Wushu ready for Olympic debut
Wushu, a traditional Chinese martial art, will feature at the 2008 Beijing Olympic Games, it was reaffirmed yesterday.
"As of now, we know that wushu will be included in the Beijing Olympics, though not as an official medal sport," said Wang Xiaolin, director of the Wushu Administration Centre under the China State General Administration of Sport.
"Through numerous efforts, we will finally take wushu to the Olympic stage."
He made the comments at a press conference to announce the Second World Traditional Wushu Festival slated for Zhengzhou in Henan Province from October 15 to 19.
"It won't be an official event like the 28 other sports, but it won't be called a demonstration either. It will be called the 2008 Beijing Olympic Games Wushu Competition," Wang said.
As early as last October during the 10th China National Games, Jacques Rogge, president of the International Olympic Committee (IOC), said the Beijing Olympic Games would see wushu.

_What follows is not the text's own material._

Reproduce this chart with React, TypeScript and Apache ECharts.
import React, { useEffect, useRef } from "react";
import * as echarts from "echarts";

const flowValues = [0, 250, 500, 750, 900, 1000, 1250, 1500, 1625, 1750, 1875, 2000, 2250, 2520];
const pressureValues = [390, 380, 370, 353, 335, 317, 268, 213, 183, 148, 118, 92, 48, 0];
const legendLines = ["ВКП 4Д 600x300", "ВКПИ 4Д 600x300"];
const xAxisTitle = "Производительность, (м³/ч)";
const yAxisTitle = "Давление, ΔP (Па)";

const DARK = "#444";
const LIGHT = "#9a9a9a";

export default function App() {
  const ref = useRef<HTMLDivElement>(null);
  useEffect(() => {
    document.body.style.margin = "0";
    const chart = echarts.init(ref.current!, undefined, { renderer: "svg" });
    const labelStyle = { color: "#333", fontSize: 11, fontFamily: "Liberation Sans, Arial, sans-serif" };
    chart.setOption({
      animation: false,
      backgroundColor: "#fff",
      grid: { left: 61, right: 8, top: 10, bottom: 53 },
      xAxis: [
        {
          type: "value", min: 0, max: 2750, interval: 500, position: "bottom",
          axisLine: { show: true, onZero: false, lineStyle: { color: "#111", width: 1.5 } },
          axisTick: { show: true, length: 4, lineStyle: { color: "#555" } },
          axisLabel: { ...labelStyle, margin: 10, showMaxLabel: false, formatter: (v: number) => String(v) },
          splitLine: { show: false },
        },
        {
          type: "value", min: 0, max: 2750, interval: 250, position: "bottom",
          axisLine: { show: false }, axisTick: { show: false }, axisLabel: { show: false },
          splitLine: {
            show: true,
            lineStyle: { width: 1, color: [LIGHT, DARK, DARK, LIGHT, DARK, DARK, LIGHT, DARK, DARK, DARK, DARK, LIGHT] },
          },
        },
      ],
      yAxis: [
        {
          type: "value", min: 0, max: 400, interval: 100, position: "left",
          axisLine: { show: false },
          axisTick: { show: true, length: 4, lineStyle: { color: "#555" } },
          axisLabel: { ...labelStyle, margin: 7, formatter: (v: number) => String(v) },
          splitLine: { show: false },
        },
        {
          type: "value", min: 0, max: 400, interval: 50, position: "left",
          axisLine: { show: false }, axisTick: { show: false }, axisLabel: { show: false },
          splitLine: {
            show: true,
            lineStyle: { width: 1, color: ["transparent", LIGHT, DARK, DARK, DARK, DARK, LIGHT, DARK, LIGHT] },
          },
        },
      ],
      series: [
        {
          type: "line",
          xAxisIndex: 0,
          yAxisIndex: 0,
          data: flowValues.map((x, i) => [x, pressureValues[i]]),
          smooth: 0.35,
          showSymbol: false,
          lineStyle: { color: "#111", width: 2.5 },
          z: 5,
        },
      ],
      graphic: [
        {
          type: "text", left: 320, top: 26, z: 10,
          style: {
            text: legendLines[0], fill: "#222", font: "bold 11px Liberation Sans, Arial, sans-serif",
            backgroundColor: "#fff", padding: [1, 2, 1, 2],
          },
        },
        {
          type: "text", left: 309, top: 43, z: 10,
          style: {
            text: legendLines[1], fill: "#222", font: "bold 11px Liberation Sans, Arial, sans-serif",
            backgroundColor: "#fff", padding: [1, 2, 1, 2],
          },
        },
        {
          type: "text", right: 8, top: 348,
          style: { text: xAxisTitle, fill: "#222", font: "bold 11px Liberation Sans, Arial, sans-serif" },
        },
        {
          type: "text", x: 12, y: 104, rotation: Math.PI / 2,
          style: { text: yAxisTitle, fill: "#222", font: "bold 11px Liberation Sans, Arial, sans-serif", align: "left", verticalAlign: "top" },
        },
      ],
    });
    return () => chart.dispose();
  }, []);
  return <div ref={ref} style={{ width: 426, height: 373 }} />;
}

"It's not going to be one of the official 28 sports but we will organize with BOCOG (the Beijing Organizing Committee for the Games of the XXIX Olympiad) a wushu competition," the Belgian told China Daily at the time.
When Beijing won the right to host the 2008 Games, proponents wanted wushu, one of the traditional sports in China, to be listed as an Olympic sport for the home Games. The IOC turned down the proposal but kept the door open for it to be a representation sport.
"We will present medals to the winners. They are not same as the official medals but they also need to be approved by the IOC", Wang said.
The International Wushu Federation (IWF), set up in 1990 and officially recognized by the IOC, now boasts 106 member countries and regions.
"It is playing an important role in promoting and developing the traditional Chinese martial art around the world," Wang said. Wang also serves as the secretary-general of the IWF.
He said Hein Verbruggen, chairman of the IOC's Co-ordination Commission of the Beijing Olympic Games, has expressed his willingness to attend the Second World Traditional Wushu Festival in Zhengzhou, during which the IWF will host three important meetings concerning the future development of the sport around the world.
The festival will attract more than 2,000 of the world's best exponents from 60 countries and regions. Another 40,000 wushu athletes will take part in a demonstration.
Zhengzhou, the origin of the famous Shaolin wushu, hosted the first festival in 2004 with big success, thus winning a second chance from the IWF. It has also hosted seven international Shaolin wushu festivals.